(begin)

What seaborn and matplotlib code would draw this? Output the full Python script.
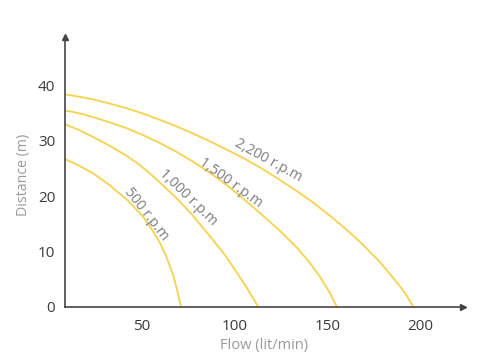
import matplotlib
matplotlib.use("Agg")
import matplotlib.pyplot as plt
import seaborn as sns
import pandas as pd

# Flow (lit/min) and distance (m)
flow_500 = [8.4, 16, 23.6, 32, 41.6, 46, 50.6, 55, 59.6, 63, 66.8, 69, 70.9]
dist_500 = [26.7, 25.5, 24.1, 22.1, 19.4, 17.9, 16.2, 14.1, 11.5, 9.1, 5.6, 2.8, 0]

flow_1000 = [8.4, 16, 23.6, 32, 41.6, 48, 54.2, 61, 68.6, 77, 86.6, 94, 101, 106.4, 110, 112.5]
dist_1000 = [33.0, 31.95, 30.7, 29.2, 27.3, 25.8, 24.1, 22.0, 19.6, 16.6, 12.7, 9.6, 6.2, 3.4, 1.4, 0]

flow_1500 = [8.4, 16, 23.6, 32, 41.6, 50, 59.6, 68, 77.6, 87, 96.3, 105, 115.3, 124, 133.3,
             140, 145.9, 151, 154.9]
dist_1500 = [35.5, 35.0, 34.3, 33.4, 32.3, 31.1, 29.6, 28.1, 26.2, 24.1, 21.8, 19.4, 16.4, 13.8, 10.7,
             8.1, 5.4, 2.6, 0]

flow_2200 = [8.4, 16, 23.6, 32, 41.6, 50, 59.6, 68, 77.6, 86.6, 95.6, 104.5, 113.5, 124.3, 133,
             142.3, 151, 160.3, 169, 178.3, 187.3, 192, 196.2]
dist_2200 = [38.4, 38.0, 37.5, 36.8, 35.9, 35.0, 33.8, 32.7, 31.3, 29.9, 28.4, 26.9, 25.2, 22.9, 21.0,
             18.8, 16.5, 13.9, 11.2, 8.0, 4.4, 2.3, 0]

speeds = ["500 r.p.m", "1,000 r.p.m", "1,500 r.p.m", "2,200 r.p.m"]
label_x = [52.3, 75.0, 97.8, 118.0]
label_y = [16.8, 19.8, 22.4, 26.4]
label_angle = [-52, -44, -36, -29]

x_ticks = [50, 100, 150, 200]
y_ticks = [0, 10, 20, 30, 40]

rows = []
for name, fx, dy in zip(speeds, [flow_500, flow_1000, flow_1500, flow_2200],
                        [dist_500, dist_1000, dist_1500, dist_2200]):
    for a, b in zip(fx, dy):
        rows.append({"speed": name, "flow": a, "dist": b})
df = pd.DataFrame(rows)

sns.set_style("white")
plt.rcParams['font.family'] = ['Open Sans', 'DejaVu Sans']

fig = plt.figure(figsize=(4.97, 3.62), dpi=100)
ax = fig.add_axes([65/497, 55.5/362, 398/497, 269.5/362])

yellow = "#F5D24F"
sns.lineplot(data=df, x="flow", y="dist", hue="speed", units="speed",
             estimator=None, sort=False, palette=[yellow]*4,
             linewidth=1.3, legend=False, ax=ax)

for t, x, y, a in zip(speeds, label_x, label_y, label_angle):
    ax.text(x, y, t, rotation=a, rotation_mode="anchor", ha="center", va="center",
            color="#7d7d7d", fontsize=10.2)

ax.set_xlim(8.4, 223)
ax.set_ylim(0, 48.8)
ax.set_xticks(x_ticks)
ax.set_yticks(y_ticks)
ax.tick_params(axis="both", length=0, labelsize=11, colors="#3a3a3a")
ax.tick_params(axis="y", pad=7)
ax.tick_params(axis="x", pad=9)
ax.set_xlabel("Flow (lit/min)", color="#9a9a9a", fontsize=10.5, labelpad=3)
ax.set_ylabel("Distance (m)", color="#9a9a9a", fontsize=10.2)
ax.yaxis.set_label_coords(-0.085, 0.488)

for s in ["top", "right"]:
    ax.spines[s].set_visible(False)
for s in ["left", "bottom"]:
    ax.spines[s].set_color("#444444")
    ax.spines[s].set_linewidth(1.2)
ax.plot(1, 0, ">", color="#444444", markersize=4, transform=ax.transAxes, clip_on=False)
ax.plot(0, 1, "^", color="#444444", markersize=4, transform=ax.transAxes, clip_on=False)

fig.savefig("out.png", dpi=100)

(end)

● **Prompt**: Without the pictures, please reproduce each line of the listing above exactly, from the first one through the line bearing "y_ticks = [0, 10, 20, 30, 40]".

● **Written solution**:
What seaborn and matplotlib code would draw this? Output the full Python script.
import matplotlib
matplotlib.use("Agg")
import matplotlib.pyplot as plt
import seaborn as sns
import pandas as pd

# Flow (lit/min) and distance (m)
flow_500 = [8.4, 16, 23.6, 32, 41.6, 46, 50.6, 55, 59.6, 63, 66.8, 69, 70.9]
dist_500 = [26.7, 25.5, 24.1, 22.1, 19.4, 17.9, 16.2, 14.1, 11.5, 9.1, 5.6, 2.8, 0]

flow_1000 = [8.4, 16, 23.6, 32, 41.6, 48, 54.2, 61, 68.6, 77, 86.6, 94, 101, 106.4, 110, 112.5]
dist_1000 = [33.0, 31.95, 30.7, 29.2, 27.3, 25.8, 24.1, 22.0, 19.6, 16.6, 12.7, 9.6, 6.2, 3.4, 1.4, 0]

flow_1500 = [8.4, 16, 23.6, 32, 41.6, 50, 59.6, 68, 77.6, 87, 96.3, 105, 115.3, 124, 133.3,
             140, 145.9, 151, 154.9]
dist_1500 = [35.5, 35.0, 34.3, 33.4, 32.3, 31.1, 29.6, 28.1, 26.2, 24.1, 21.8, 19.4, 16.4, 13.8, 10.7,
             8.1, 5.4, 2.6, 0]

flow_2200 = [8.4, 16, 23.6, 32, 41.6, 50, 59.6, 68, 77.6, 86.6, 95.6, 104.5, 113.5, 124.3, 133,
             142.3, 151, 160.3, 169, 178.3, 187.3, 192, 196.2]
dist_2200 = [38.4, 38.0, 37.5, 36.8, 35.9, 35.0, 33.8, 32.7, 31.3, 29.9, 28.4, 26.9, 25.2, 22.9, 21.0,
             18.8, 16.5, 13.9, 11.2, 8.0, 4.4, 2.3, 0]

speeds = ["500 r.p.m", "1,000 r.p.m", "1,500 r.p.m", "2,200 r.p.m"]
label_x = [52.3, 75.0, 97.8, 118.0]
label_y = [16.8, 19.8, 22.4, 26.4]
label_angle = [-52, -44, -36, -29]

x_ticks = [50, 100, 150, 200]
y_ticks = [0, 10, 20, 30, 40]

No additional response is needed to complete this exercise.